Denn China verfolgt auch geopolitische Ziele und will, sollte Peking jemals entscheiden, zum Beispiel Taiwan anzugreifen, nicht in die Russland-Falle tappen. Die Sanktionen auf russisches Öl und Gas im Zuge des Angriffskriegs auf die Ukraine haben Russlands Wirtschaft verkrüppelt; diesen Fehler will Peking nicht begehen. Auch hat sich China schon frühzeitig kritische Rohstoffe für die Energiewende unter den Nagel gerissen und die relevanten Industrien für die Elektrifizierung massiv gefördert.
Deutschland ist in einigen Bereichen von China abhängig
Das hat schon massive Konsequenzen für die deutsche bzw. die europäische Wirtschaft gehabt: Die europäische Solarindustrie existiert so gut wie gar nicht mehr, die meisten Solarzellen in Europa werden in China hergestellt.
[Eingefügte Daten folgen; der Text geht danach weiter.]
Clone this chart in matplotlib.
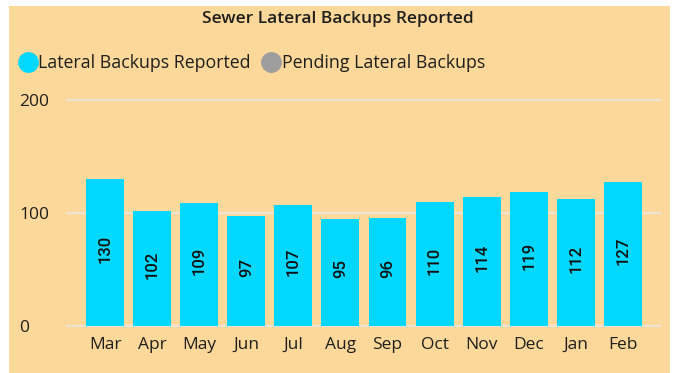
import matplotlib
matplotlib.use("Agg")
import matplotlib.pyplot as plt
from matplotlib.patches import Rectangle
from matplotlib.lines import Line2D

months = ["Mar", "Apr", "May", "Jun", "Jul", "Aug", "Sep", "Oct", "Nov", "Dec", "Jan", "Feb"]
reported = [130, 102, 109, 97, 107, 95, 96, 110, 114, 119, 112, 127]
y_ticks = [0, 100, 200]
series_names = ["Lateral Backups Reported", "Pending Lateral Backups"]

BG = "#FDD89B"
BAR = "#00D8FF"
PENDING = "#9E9E9E"
GRID = "#EDE4D6"
TEXT = "#1E1E1E"

plt.rcParams["font.family"] = ["Open Sans", "DejaVu Sans"]

fig = plt.figure(figsize=(6.73, 3.73), dpi=100)
fig.patch.set_facecolor("white")
fig.add_artist(Rectangle((9 / 673, 0), (670 - 9) / 673, 1 - 6 / 373,
                         transform=fig.transFigure, facecolor=BG,
                         edgecolor="none", zorder=-10))

ax = fig.add_axes([67 / 673, 1 - 326 / 373, (660 - 67) / 673, (326 - 100) / 373])
ax.set_facecolor("none")

x = list(range(len(months)))
bars = ax.bar(x, reported, width=0.807, color=BAR, zorder=3)

for i, v in zip(x, reported):
    ax.text(i, v / 2 + 3, str(v), rotation=90, ha="center", va="center",
            fontsize=12, color="#111111", family=["Roboto", "DejaVu Sans"],
            fontweight="medium", zorder=4)

ax.set_xlim(-0.81, 11.79)
ax.set_ylim(0, 200)
for t in y_ticks:
    ax.axhline(t, color=GRID, lw=1.6, zorder=1, clip_on=False)

ax.set_xticks(x)
ax.set_xticklabels(months, fontsize=12.5, color=TEXT)
ax.set_yticks(y_ticks)
ax.set_yticklabels([str(t) for t in y_ticks], fontsize=12.5, color=TEXT)
ax.tick_params(axis="both", length=0)
ax.tick_params(axis="x", pad=8)
ax.tick_params(axis="y", pad=0)
for lbl in ax.get_yticklabels():
    lbl.set_horizontalalignment("left")
    lbl.set_x(-48 / 593)
for s in ax.spines.values():
    s.set_visible(False)

fig.text(338 / 673, 1 - 19 / 373, "Sewer Lateral Backups Reported",
         ha="center", va="center", fontsize=12.5, fontweight="semibold",
         color=TEXT, family=["Open Sans", "DejaVu Sans"])

handles = [Line2D([], [], marker="o", ls="none", markersize=14, color=BAR),
           Line2D([], [], marker="o", ls="none", markersize=14, color=PENDING)]
fig.legend(handles, series_names, loc="center left",
           bbox_to_anchor=(17 / 673, 1 - 63 / 373), ncol=2, frameon=False,
           fontsize=12.8, handletextpad=0.0, columnspacing=0.55,
           handlelength=1.2, labelcolor=TEXT, borderaxespad=0, borderpad=0)

fig.savefig("out.png", dpi=100, facecolor=fig.get_facecolor())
Diese Abhängigkeit versucht China nun mit Elektroautos zu reproduzieren – die EU wehrt sich aber. Bei der Batterietechnik ist China auch schon der globale Vorreiter.
Ob und wann China wirklich der erste vollelektrische Staat sein wird, ist noch unklar. Bis 2060 will Peking klimaneutral sein; wenn die Ausbauziele so weiterverfolgt werden wie bisher, könnte dieses Ziel auch schneller erreicht werde.